## Goal of the exercise
Transcribe the material in full. Nothing should differ except that the pictures are left out.

## Dataset excerpt
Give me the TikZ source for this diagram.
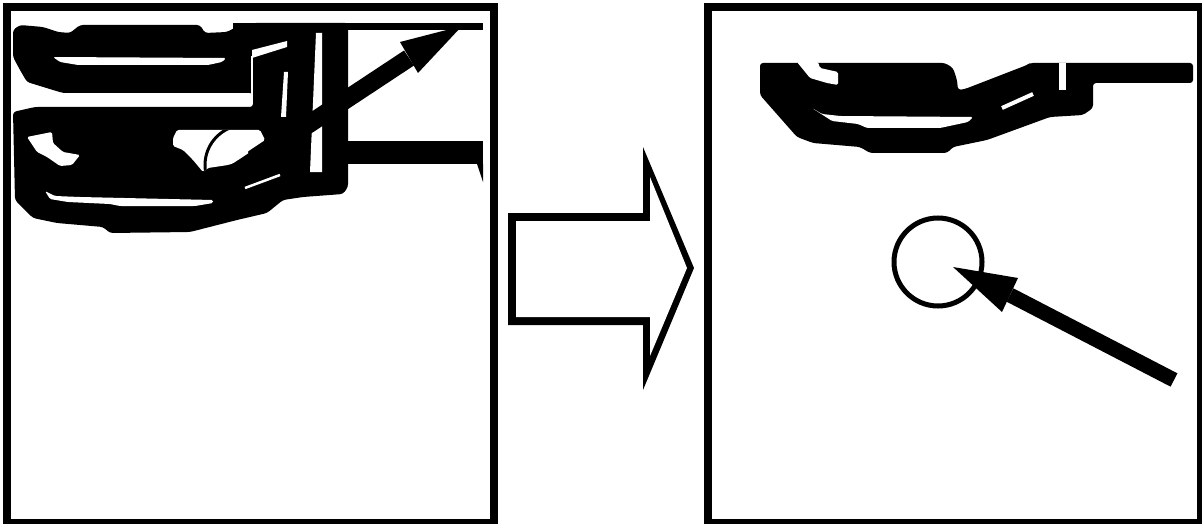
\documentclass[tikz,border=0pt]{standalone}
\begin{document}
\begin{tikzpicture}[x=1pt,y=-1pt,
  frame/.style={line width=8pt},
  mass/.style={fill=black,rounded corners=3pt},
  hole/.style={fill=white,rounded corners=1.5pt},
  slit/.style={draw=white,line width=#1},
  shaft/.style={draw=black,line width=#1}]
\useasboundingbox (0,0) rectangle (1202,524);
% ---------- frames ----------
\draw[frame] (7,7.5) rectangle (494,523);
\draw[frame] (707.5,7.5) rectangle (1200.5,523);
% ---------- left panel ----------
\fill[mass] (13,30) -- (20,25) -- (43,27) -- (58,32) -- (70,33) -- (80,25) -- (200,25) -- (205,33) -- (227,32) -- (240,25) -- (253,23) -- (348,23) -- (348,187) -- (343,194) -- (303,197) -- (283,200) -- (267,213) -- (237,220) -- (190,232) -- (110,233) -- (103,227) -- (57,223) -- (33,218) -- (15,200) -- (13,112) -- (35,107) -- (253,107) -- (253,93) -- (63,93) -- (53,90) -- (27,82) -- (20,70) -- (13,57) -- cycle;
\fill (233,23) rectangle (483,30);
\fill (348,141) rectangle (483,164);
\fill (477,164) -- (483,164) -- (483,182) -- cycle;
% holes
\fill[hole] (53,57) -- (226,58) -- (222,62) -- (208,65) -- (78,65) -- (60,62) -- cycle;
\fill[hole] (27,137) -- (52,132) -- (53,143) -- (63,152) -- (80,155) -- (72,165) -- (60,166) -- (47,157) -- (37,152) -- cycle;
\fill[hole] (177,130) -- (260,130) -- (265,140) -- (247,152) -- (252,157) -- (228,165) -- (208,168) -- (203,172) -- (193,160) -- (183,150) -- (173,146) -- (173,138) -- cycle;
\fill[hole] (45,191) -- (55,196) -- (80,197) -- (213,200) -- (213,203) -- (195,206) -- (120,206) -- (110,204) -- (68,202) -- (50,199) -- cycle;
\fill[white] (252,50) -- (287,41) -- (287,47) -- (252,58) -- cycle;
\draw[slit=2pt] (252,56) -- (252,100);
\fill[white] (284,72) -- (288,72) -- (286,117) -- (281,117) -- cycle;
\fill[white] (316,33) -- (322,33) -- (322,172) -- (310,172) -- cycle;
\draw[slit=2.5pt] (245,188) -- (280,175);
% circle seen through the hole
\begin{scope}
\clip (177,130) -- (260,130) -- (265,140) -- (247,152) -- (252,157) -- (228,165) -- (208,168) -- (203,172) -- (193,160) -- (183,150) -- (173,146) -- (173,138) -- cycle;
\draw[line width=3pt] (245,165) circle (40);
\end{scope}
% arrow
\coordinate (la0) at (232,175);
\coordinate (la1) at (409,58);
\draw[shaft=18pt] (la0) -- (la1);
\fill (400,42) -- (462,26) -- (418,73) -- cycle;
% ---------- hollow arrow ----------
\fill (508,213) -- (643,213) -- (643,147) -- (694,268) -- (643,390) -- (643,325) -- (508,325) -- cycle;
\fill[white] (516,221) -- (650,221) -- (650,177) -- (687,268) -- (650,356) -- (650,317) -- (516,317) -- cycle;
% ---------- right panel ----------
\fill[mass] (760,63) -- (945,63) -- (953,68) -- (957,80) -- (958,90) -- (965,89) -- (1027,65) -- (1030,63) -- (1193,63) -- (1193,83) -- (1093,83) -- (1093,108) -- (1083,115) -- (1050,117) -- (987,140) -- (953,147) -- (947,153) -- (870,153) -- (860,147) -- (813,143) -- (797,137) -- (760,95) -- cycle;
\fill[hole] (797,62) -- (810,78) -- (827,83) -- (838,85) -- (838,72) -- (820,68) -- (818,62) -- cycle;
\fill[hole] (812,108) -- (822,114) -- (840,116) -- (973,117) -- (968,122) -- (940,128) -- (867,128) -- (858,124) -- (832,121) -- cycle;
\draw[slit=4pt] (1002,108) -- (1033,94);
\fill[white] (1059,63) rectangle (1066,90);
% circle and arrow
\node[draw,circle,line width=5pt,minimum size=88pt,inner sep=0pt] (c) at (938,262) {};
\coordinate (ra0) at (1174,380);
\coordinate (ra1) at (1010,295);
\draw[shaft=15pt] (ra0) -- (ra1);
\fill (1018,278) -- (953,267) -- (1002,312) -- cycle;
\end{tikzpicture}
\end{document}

## Solved exercise
Give me the TikZ source for this diagram.
\documentclass[tikz,border=0pt]{standalone}
\begin{document}
\begin{tikzpicture}[x=1pt,y=-1pt,
  frame/.style={line width=8pt},
  mass/.style={fill=black,rounded corners=3pt},
  hole/.style={fill=white,rounded corners=1.5pt},
  slit/.style={draw=white,line width=#1},
  shaft/.style={draw=black,line width=#1}]
\useasboundingbox (0,0) rectangle (1202,524);
% ---------- frames ----------
\draw[frame] (7,7.5) rectangle (494,523);
\draw[frame] (707.5,7.5) rectangle (1200.5,523);
% ---------- left panel ----------
\fill[mass] (13,30) -- (20,25) -- (43,27) -- (58,32) -- (70,33) -- (80,25) -- (200,25) -- (205,33) -- (227,32) -- (240,25) -- (253,23) -- (348,23) -- (348,187) -- (343,194) -- (303,197) -- (283,200) -- (267,213) -- (237,220) -- (190,232) -- (110,233) -- (103,227) -- (57,223) -- (33,218) -- (15,200) -- (13,112) -- (35,107) -- (253,107) -- (253,93) -- (63,93) -- (53,90) -- (27,82) -- (20,70) -- (13,57) -- cycle;
\fill (233,23) rectangle (483,30);
\fill (348,141) rectangle (483,164);
\fill (477,164) -- (483,164) -- (483,182) -- cycle;
% holes
\fill[hole] (53,57) -- (226,58) -- (222,62) -- (208,65) -- (78,65) -- (60,62) -- cycle;
\fill[hole] (27,137) -- (52,132) -- (53,143) -- (63,152) -- (80,155) -- (72,165) -- (60,166) -- (47,157) -- (37,152) -- cycle;
\fill[hole] (177,130) -- (260,130) -- (265,140) -- (247,152) -- (252,157) -- (228,165) -- (208,168) -- (203,172) -- (193,160) -- (183,150) -- (173,146) -- (173,138) -- cycle;
\fill[hole] (45,191) -- (55,196) -- (80,197) -- (213,200) -- (213,203) -- (195,206) -- (120,206) -- (110,204) -- (68,202) -- (50,199) -- cycle;
\fill[white] (252,50) -- (287,41) -- (287,47) -- (252,58) -- cycle;
\draw[slit=2pt] (252,56) -- (252,100);
\fill[white] (284,72) -- (288,72) -- (286,117) -- (281,117) -- cycle;
\fill[white] (316,33) -- (322,33) -- (322,172) -- (310,172) -- cycle;
\draw[slit=2.5pt] (245,188) -- (280,175);
% circle seen through the hole
\begin{scope}
\clip (177,130) -- (260,130) -- (265,140) -- (247,152) -- (252,157) -- (228,165) -- (208,168) -- (203,172) -- (193,160) -- (183,150) -- (173,146) -- (173,138) -- cycle;
\draw[line width=3pt] (245,165) circle (40);
\end{scope}
% arrow
\coordinate (la0) at (232,175);
\coordinate (la1) at (409,58);
\draw[shaft=18pt] (la0) -- (la1);
\fill (400,42) -- (462,26) -- (418,73) -- cycle;
% ---------- hollow arrow ----------
\fill (508,213) -- (643,213) -- (643,147) -- (694,268) -- (643,390) -- (643,325) -- (508,325) -- cycle;
\fill[white] (516,221) -- (650,221) -- (650,177) -- (687,268) -- (650,356) -- (650,317) -- (516,317) -- cycle;
% ---------- right panel ----------
\fill[mass] (760,63) -- (945,63) -- (953,68) -- (957,80) -- (958,90) -- (965,89) -- (1027,65) -- (1030,63) -- (1193,63) -- (1193,83) -- (1093,83) -- (1093,108) -- (1083,115) -- (1050,117) -- (987,140) -- (953,147) -- (947,153) -- (870,153) -- (860,147) -- (813,143) -- (797,137) -- (760,95) -- cycle;
\fill[hole] (797,62) -- (810,78) -- (827,83) -- (838,85) -- (838,72) -- (820,68) -- (818,62) -- cycle;
\fill[hole] (812,108) -- (822,114) -- (840,116) -- (973,117) -- (968,122) -- (940,128) -- (867,128) -- (858,124) -- (832,121) -- cycle;
\draw[slit=4pt] (1002,108) -- (1033,94);
\fill[white] (1059,63) rectangle (1066,90);
% circle and arrow
\node[draw,circle,line width=5pt,minimum size=88pt,inner sep=0pt] (c) at (938,262) {};
\coordinate (ra0) at (1174,380);
\coordinate (ra1) at (1010,295);
\draw[shaft=15pt] (ra0) -- (ra1);
\fill (1018,278) -- (953,267) -- (1002,312) -- cycle;
\end{tikzpicture}
\end{document}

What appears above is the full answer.